My parents immigrated to Canada — one from Persia and the other from India — in the hopes of a better life. I was never taught the languages my parents spoke in their homeland, and as I grew older, I’ve regretted not learning how to. I now wish that I was more connected to the beautiful lands my parents came from. The mountain ranges and lush forests, lands filled with rich vegetation and exotic fruits, streets filled with rich flavours and the smell of strong spices.


My desire to be more attached to my roots wasn’t always the case. There was once a time where I wished I could be something I was not. I wanted to be white. I hated my skin. I hated how I never saw someone that looked like me in magazines and movies. My mom would try to make me see my beauty, and constantly remind me that brown skin is beautiful. I never listened. I wish I was happy with who I was, but I kept denying myself that opportunity because I was trying to be the person I saw in the media. I never felt represented. When I did see someone like myself, often when I watched Bollywood movies as a child, I felt like an outsider — so disconnected from my Indian roots because I could not understand a word of what was said.


Growing up, only a small group of my peers looked like me. I remember the girls who were paler than me and had lighter hair. They were always happier than me, living in a big house surrounded by a white picket fence. They were always favoured by other students — the popular kids with many friends and the types of girls that boys liked, while I felt invisible.
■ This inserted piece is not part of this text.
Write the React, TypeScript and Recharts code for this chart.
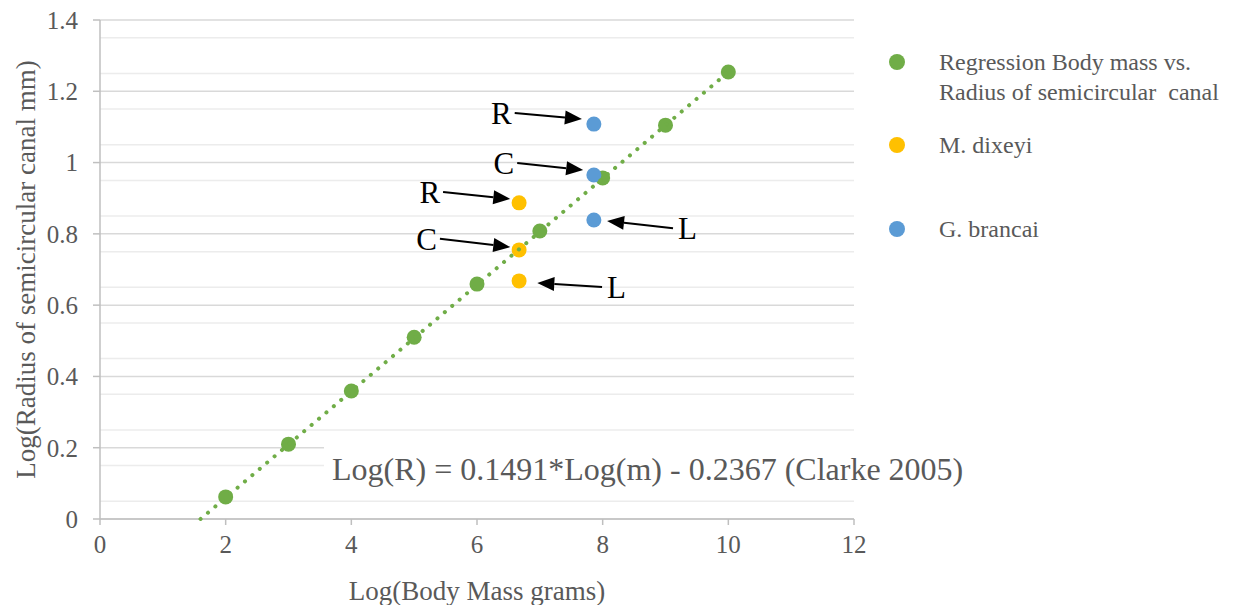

I downloaded Instagram when I was a teenager, which made me realize that Eurocentric features were the beauty standard as I scrolled through my feed of popular celebrities — all white or lighter-skinned. I saw what my people were called on social media based on our skin colour: terrorists, cow worshippers or smelly. There was always an underlying tone to these so-called jokes, as if they truly perceived my people to be like that. These “jokes” left deep-rooted scars.


In a world plagued by patriarchy and misogyny, women are often valued by their appearance. It is no surprise that young girls are brought up to aspire to fit society’s standards of beauty — a white standard of beauty. We idolize characters like Barbie who construct this idea that we need to be skinny, have fair skin and straight hair.


I owned two Barbie dolls as a child — one white-skinned and the other brown. I would get mad and pick fights with my sister when she left me to play with the brown doll. When I look back on that memory, I feel disgusted. I am ashamed of myself for the thoughts I had. I looked like that doll, and yet, the doll was ugly to me. I was a child no older than six, and I already felt like my appearance had no worth.


I was taught by society that I needed white beauty to have worth, and for a long time, I was so focused on trying to achieve that goal. I would dwell on things I could never change about myself. I would compare myself to every girl who looked nothing like me. I hated that my skin was brown instead of white, and my eyes were brown instead of blue. Looking back, it breaks my heart to see how I strongly believed I wasn’t beautiful, to remember how I cried myself to sleep every night.


As I grew older, I finally started to see my mother’s beauty. How she gave everything up just to protect her children and how she was still true to herself through it all. I wanted to be strong like her. I forced myself to stop caring about beauty standards because they don’t determine my worth. It was hard at first to give up a version of myself I carried around for so long. I was saying goodbye to a piece of myself. Even now, there are still days where I am consumed by my thoughts and fall back into destructive habits.


When I look in the mirror, I see the face of my mother. My mother, who did everything she could for her children in order for them to have a better life. She endured every rude remark, every judgemental stare and every scar. Yet she faced it all and it somehow made her stronger. She put on a brave face for her children's sake. I see the golden eyes, the raven hair, I see the beauty I deprived myself of for so many years.